それなりにお腹もすいたので、手近にあるレストランの一つに入ることに。Desire(欲望)という名のレストランである。
ニューオリンズはテネシー・ウィリアムズの「欲望という名の電車」の舞台だから、このレストランもそれにちなんで名付けられているんだろう。
店内は常連(?)みたいな人が多くて観光客が見あたらない。というか、東洋人がいない。まあ、家族連れが食事をしているので大丈夫でしょ。

早速、ニューオリンズ名物の生牡蠣ガンボスープシュリンプクレオールとを頼む。なつかしい、ケイジュンの味再びである。アメリカ料理と名付けられるものがあるのかどうか知らないが、まあ、西海岸なんかで出される食事はおうおうにして量だけが多く大味だ。
だが、ケイジュン料理はフランス料理の影響をうけていて、奥深い。
言葉で伝えようのない不可思議な癖の強い味がする。特にシュリンプクレオールは、私の大好物。ケイジュン風にスパイシーなトマトソースの中に海老が入っていて、それを細長い米のライスにかけて食すという簡単だけど味わい深い料理だ。

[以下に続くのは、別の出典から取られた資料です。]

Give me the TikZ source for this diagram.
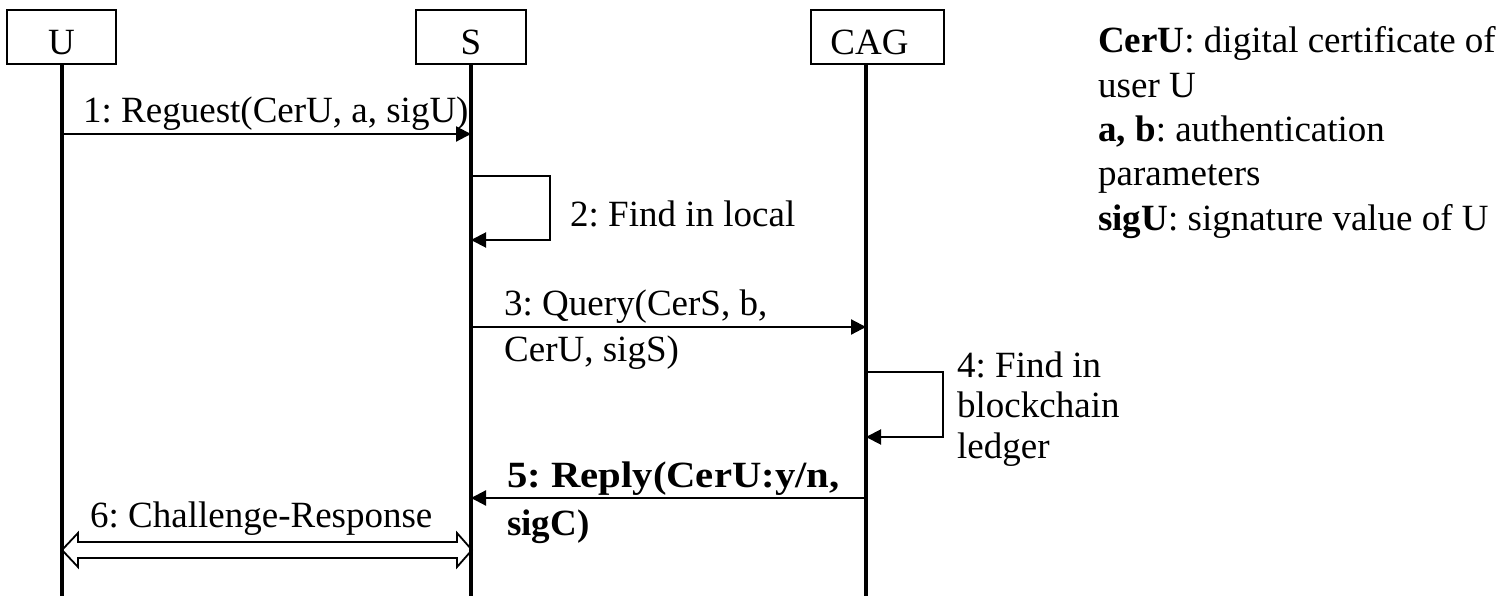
\documentclass[tikz,border=0pt]{standalone}
\usepackage{fontspec}
\setmainfont{Liberation Serif}
\usetikzlibrary{arrows.meta,calc}
\newcommand{\txtlines}[2]{{\fontsize{37}{#1}\selectfont\begin{tabular}[t]{@{}l@{}}#2\end{tabular}}}
\begin{document}
\frenchspacing
\begin{tikzpicture}[x=1pt,y=-1pt,
  font=\fontsize{37}{44}\selectfont\frenchspacing,
  actor/.style={draw, line width=1.3pt, minimum height=54pt, inner sep=0pt, text height=36pt, text depth=0pt},
  life/.style={line width=3.4pt},
  msg/.style={line width=2.2pt, -{Triangle[length=15pt,width=15pt]}},
  selfmsg/.style={line width=2pt, line join=miter, -{Triangle[length=15pt,width=15pt]}},
  dblarrow/.style={line width=1.8pt, line join=miter},
  lbl/.style={anchor=base west, inner sep=0pt}]
\useasboundingbox (0,0) rectangle (1505,596);

% actors
\node[actor, minimum width=109pt] (U) at (61.5,37) {U};
\node[actor, minimum width=110pt] (S) at (471,37) {S};
\node[actor, minimum width=133pt] (C) at (877.5,37) {CAG\kern16pt};

% lifeline coordinates
\coordinate (Ut) at (62,64);  \coordinate (Ub) at (62,596);
\coordinate (St) at (471,64); \coordinate (Sb) at (471,596);
\coordinate (Ct) at (866,64); \coordinate (Cb) at (866,596);
\draw[life] (Ut) -- (Ub);
\draw[life] (St) -- (Sb);
\draw[life] (Ct) -- (Cb);

% message endpoints
\coordinate (u1) at (62,134);  \coordinate (s1) at (471,134);
\coordinate (s2a) at (471,176); \coordinate (s2b) at (471,240);
\coordinate (s3) at (471,327); \coordinate (c3) at (866,327);
\coordinate (c4a) at (866,372); \coordinate (c4b) at (866,437);
\coordinate (c5) at (866,498); \coordinate (s5) at (471,498);
\coordinate (u6) at (62,550); \coordinate (s6) at (472,550);

% 1
\draw[msg] (u1) -- (s1);
\node[lbl] (l1) at (83,123) {1: Reguest(CerU, a, sigU)};
% 2
\draw[selfmsg] (s2a) -- ++(79,0) -- ++(0,64) -- (s2b);
\node[lbl] (l2) at (570,227) {2: Find in local};
% 3
\draw[msg] (s3) -- (c3);
\node[lbl] (l3) at (504,315) {\txtlines{46.7}{3: Query(CerS, b,\\CerU, sigS)}};
% 4
\draw[selfmsg] (c4a) -- ++(77,0) -- ++(0,65) -- (c4b);
\node[lbl] (l4) at (957,377) {\txtlines{40.7}{4: Find in\\blockchain\\ledger}};
% 5
\draw[msg] (c5) -- (s5);
\node[lbl] (l5) at (507,487) {\txtlines{48}{\scalebox{1.1}[1]{\textbf{5: Reply(CerU:y/n,}}\\\textbf{sigC)}}};
% 6
\draw[dblarrow] (u6) -- ++(16,-17) -- ++(0,9) -- ($(s6)+(-15,-8)$) -- ++(0,-9) -- (s6)
  -- ++(-15,17) -- ++(0,-9) -- ($(u6)+(16,8)$) -- ++(0,9) -- cycle;
\node[lbl] (l6) at (90,527) {6: Challenge-Response};

% legend
\node[lbl] (leg) at (1098,53) {\txtlines{44.3}{\textbf{CerU}: digital certificate of\\user U\\\textbf{a, b}: authentication\\parameters\\\textbf{sigU}: signature value of U}};
\end{tikzpicture}
\end{document}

このレストラン、正直言って、生牡蠣のほうはちょっと大味。その前にニュージーランドで新鮮で新鮮な牡蛎を味わっているだけに、比較してしまう。やはり海が暖かいからかな…。
しかし、シュリンプクレオールとガンボはさすがの本場の味。特にガンボスープ(オクラのスープ)は特濃。それに海老やら牡蛎やら帆立やらシーフードの具がてんこ盛り。複雑にからまりあって、非常に美味しい。
美味しいビールのお薦めを尋ねた時のウェイトレスさんの対応もとても親切だったので、チップも気持ちよく払える。
ビールを飲みつつ、ニューオリンズの無事到着を祝う。今回予定がつまっていて、暢気な夕食は今日くらいのものだから…。


ジェットラグで早くに目が覚めた。